REQUIREMENTS: Nothing but the lines from the top of the data to the line holding "from bokeh.core.properties import value" should be printed, word for word and both ends included; leave the pictures out.

------

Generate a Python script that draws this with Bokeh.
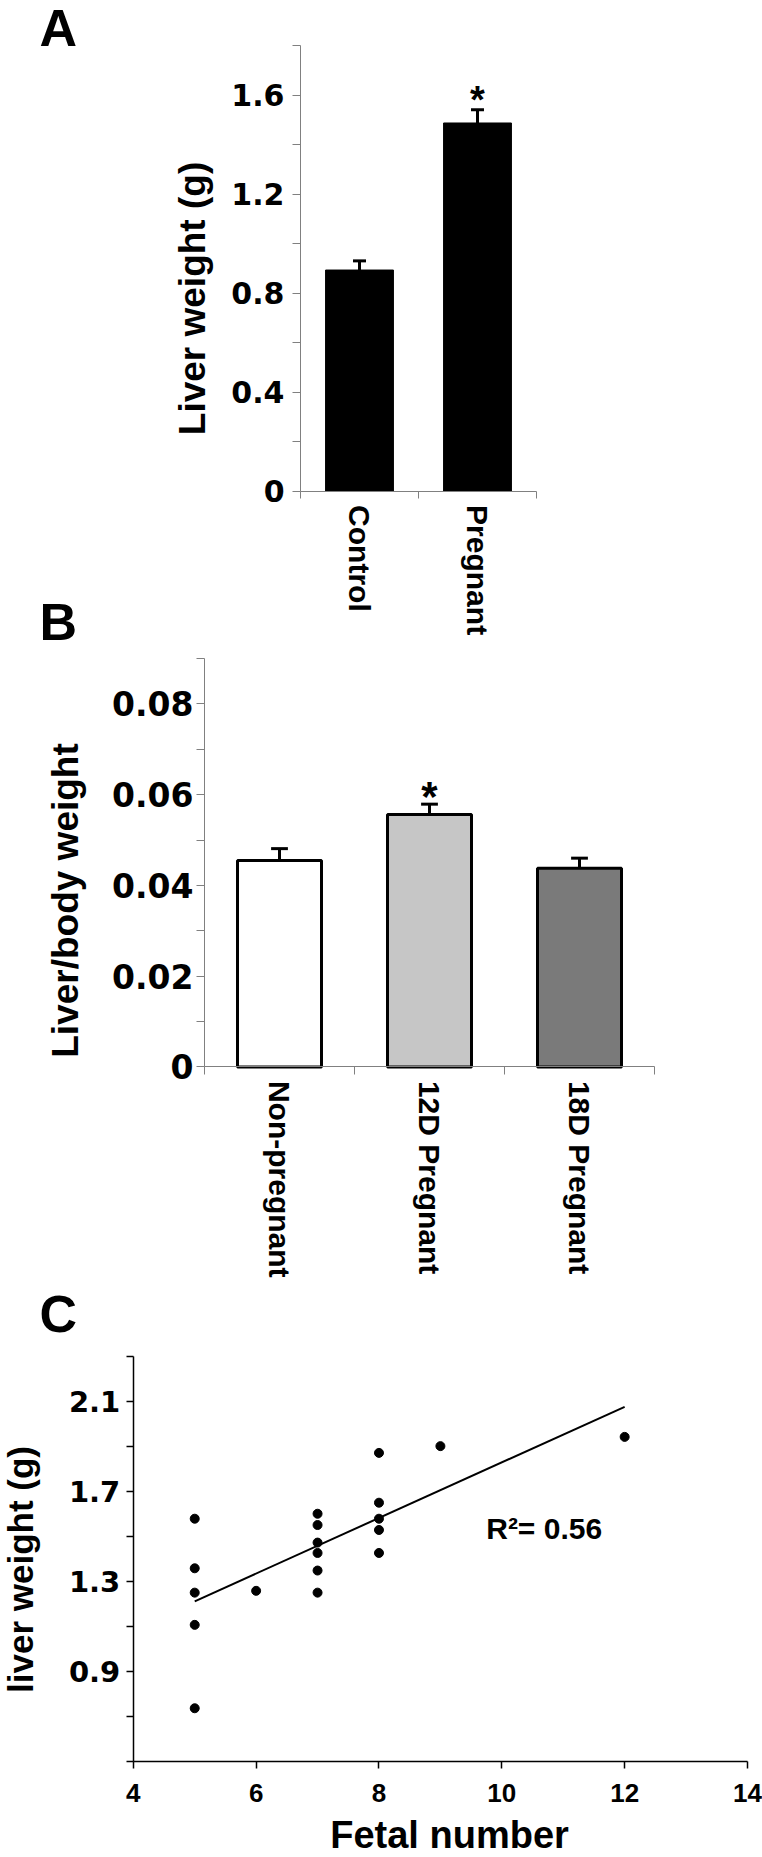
import math
import numpy as np
from bokeh.plotting import figure
from bokeh.models import Range1d, FixedTicker, Label, LinearAxis
from bokeh.layouts import column
from bokeh.embed import file_html
from bokeh.resources import INLINE
from bokeh.core.properties import value

# ---------------- Panel A data ----------------
a_categories = ["Control", "Pregnant"]
a_means = [0.893, 1.487]
a_errors = [0.037, 0.053]
a_sig = ["", "*"]
a_major = [0, 0.4, 0.8, 1.2, 1.6]
a_major_labels = ["0", "0.4", "0.8", "1.2", "1.6"]
a_minor = [0.2, 0.6, 1.0, 1.4, 1.8]

# ---------------- Panel B data ----------------
b_categories = ["Non-pregnant", "12D Pregnant", "18D Pregnant"]
b_means = [0.0455, 0.0556, 0.0438]
b_errors = [0.0026, 0.0023, 0.0022]
b_sig = ["", "*", ""]
b_colors = ["#ffffff", "#c6c6c6", "#7a7a7a"]
b_major = [0, 0.02, 0.04, 0.06, 0.08]
b_major_labels = ["0", "0.02", "0.04", "0.06", "0.08"]
b_minor = [0.01, 0.03, 0.05, 0.07, 0.09]

# ---------------- Panel C data ----------------
c_fetal = [5, 5, 5, 5, 5, 6, 7, 7, 7, 7, 7, 7, 8, 8, 8, 8, 8, 9, 12]
c_liver = [1.579, 1.359, 1.251, 1.108, 0.738, 1.259, 1.601, 1.551, 1.473,
           1.427, 1.349, 1.251, 1.871, 1.650, 1.579, 1.529, 1.427, 1.901, 1.942]
c_r2_text = "R\u00b2= 0.56"
c_x_ticks = [4, 6, 8, 10, 12, 14]
c_x_labels = ["4", "6", "8", "10", "12", "14"]
c_y_major = [0.9, 1.3, 1.7, 2.1]
c_y_labels = ["0.9", "1.3", "1.7", "2.1"]
c_y_minor = [0.5, 0.7, 1.1, 1.5, 1.9, 2.3]

W = 762
ARIAL = "Liberation Sans"
NUM = "DejaVu Sans"


def make_fig(height, box, xlim, ylim):
    """box = (left, right, top, bottom) pixel positions of the axes within the figure."""
    fl, fr, ft, fb = box
    x0, x1 = xlim
    y0, y1 = ylim
    sx = (fr - fl) / (x1 - x0)
    sy = (fb - ft) / (y1 - y0)
    xr = Range1d(x0 - fl / sx, x1 + (W - fr) / sx)
    yr = Range1d(y0 - (height - fb) / sy, y1 + ft / sy)
    p = figure(width=W, height=height, x_range=xr, y_range=yr,
               x_axis_location=None, y_axis_location=None,
               output_backend="svg", toolbar_location=None,
               min_border_left=0, min_border_right=0, min_border_top=0, min_border_bottom=0)
    p.xgrid.visible = False
    p.ygrid.visible = False
    p.outline_line_color = None
    p.background_fill_color = "white"
    p.border_fill_color = "white"
    return p


def make_axis(p, place, at, bounds, ticks, labels, minor, color, font, size,
              tick_out, minor_out, standoff, width=1, orientation=None):
    ax = LinearAxis(fixed_location=at, bounds=bounds,
                    ticker=FixedTicker(ticks=ticks, minor_ticks=minor))
    ax.major_label_overrides = dict(zip(ticks, labels))
    ax.axis_line_color = color
    ax.axis_line_width = width
    ax.major_tick_line_color = color if tick_out > 0 else None
    ax.minor_tick_line_color = color
    ax.major_tick_line_width = width
    ax.minor_tick_line_width = width
    ax.major_tick_out = tick_out
    ax.major_tick_in = 0
    ax.minor_tick_out = minor_out
    ax.minor_tick_in = 0
    ax.major_label_standoff = standoff
    ax.major_label_text_font = font
    ax.major_label_text_font_style = "bold"
    ax.major_label_text_font_size = size
    ax.major_label_text_color = "black"
    if orientation is not None:
        ax.major_label_orientation = orientation
    p.add_layout(ax, place)
    return ax


def add_label(p, height, x, y_from_top, text, size, angle=0.0, align="center"):
    p.add_layout(Label(x=x, y=height - y_from_top, x_units="screen", y_units="screen",
                       text=text, angle=angle, text_align=align, text_baseline="middle",
                       text_font=ARIAL, text_font_style="bold",
                       text_font_size=size, text_color="black"))


# ================= Panel A =================
HA = 655
nA = len(a_categories)
a_centres = [i + 0.5 for i in range(nA)]
a_bounds = [float(i) for i in range(nA + 1)]
a_tops = [m + e for m, e in zip(a_means, a_errors)]

pA = make_fig(HA, (300, 536, 45, 490.6), (0, nA), (0, 1.8))
make_axis(pA, "left", 0, (0, 1.8), a_major, a_major_labels, a_minor, "#808080", NUM, "30px", 8, 8, 8)
make_axis(pA, "below", 0, (0, nA), a_centres, a_categories, a_bounds, "#808080", ARIAL, "30px",
          0, 7, 7, orientation="vertical")

pA.vbar(x=a_centres, top=a_means, bottom=0, width=0.575, fill_color="black", line_color="black")
pA.segment(x0=a_centres, y0=a_means, x1=a_centres, y1=a_tops, line_color="black", line_width=3)
pA.segment(x0=[c - 0.055 for c in a_centres], y0=a_tops, x1=[c + 0.055 for c in a_centres],
           y1=a_tops, line_color="black", line_width=3)
pA.text(x=a_centres, y=a_tops, text=a_sig, text_align="center", text_baseline="middle",
        y_offset=-10, text_font=value(ARIAL), text_font_style="bold", text_font_size="38px",
        text_color="black")

add_label(pA, HA, 192, 298, "Liver weight (g)", "37px", angle=math.pi / 2)
add_label(pA, HA, 39, 27, "A", "52px", align="left")
add_label(pA, HA, 39, 621, "B", "52px", align="left")

# ================= Panel B =================
HB = 627
nB = len(b_categories)
b_centres = [i + 0.5 for i in range(nB)]
b_bounds = [float(i) for i in range(nB + 1)]
b_tops = [m + e for m, e in zip(b_means, b_errors)]

pB = make_fig(HB, (204, 654, 3, 411.4), (0, nB), (0, 0.09))
make_axis(pB, "left", 0, (0, 0.09), b_major, b_major_labels, b_minor, "#808080", NUM, "33px", 8, 8, 3)
make_axis(pB, "below", 0, (0, nB), b_centres, b_categories, b_bounds, "#808080", ARIAL, "30px",
          0, 8, 6, orientation=-math.pi / 2)

pB.vbar(x=b_centres, top=b_means, bottom=0, width=0.56, fill_color=b_colors,
        line_color="black", line_width=3)
pB.segment(x0=b_centres, y0=b_means, x1=b_centres, y1=b_tops, line_color="black", line_width=3)
pB.segment(x0=[c - 0.056 for c in b_centres], y0=b_tops, x1=[c + 0.056 for c in b_centres],
           y1=b_tops, line_color="black", line_width=3)
pB.text(x=b_centres, y=b_tops, text=b_sig, text_align="center", text_baseline="middle",
        y_offset=-8, text_font=value(ARIAL), text_font_style="bold", text_font_size="42px",
        text_color="black")

add_label(pB, HB, 64.5, 245, "Liver/body weight", "37px", angle=math.pi / 2)

# ================= Panel C =================
HC = 575
pC = make_fig(HC, (132.8, 747, 73.7, 479.4), (4, 14), (0.5, 2.3))
make_axis(pC, "left", 4, (0.5, 2.3), c_y_major, c_y_labels, c_y_minor, "black", NUM, "29px",
          7, 7, 6, width=1.5)
make_axis(pC, "below", 0.5, (4, 14), c_x_ticks, c_x_labels, [], "black", ARIAL, "26px",
          7, 0, 15, width=1.5)

pC.scatter(x=c_fetal, y=c_liver, size=9, fill_color="black", line_color="black")
slope, intercept = np.polyfit(c_fetal, c_liver, 1)
fx = [min(c_fetal), max(c_fetal)]
pC.line(x=fx, y=[slope * v + intercept for v in fx], line_color="black", line_width=2)

pC.add_layout(Label(x=9.746, y=1.536, text=c_r2_text, text_align="left", text_baseline="middle",
                    text_font=ARIAL, text_font_style="bold", text_font_size="30px",
                    text_color="black"))
add_label(pC, HC, 20, 287, "liver weight (g)", "35px", angle=math.pi / 2)
add_label(pC, HC, 449, 552, "Fetal number", "38px")
add_label(pC, HC, 39, 31, "C", "52px", align="left")

layout = column(pA, pB, pC)
open("out.html", "w").write(file_html(layout, INLINE))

------

OUTPUT FOR THIS EXERCISE:
Generate a Python script that draws this with Bokeh.
import math
import numpy as np
from bokeh.plotting import figure
from bokeh.models import Range1d, FixedTicker, Label, LinearAxis
from bokeh.layouts import column
from bokeh.embed import file_html
from bokeh.resources import INLINE
from bokeh.core.properties import value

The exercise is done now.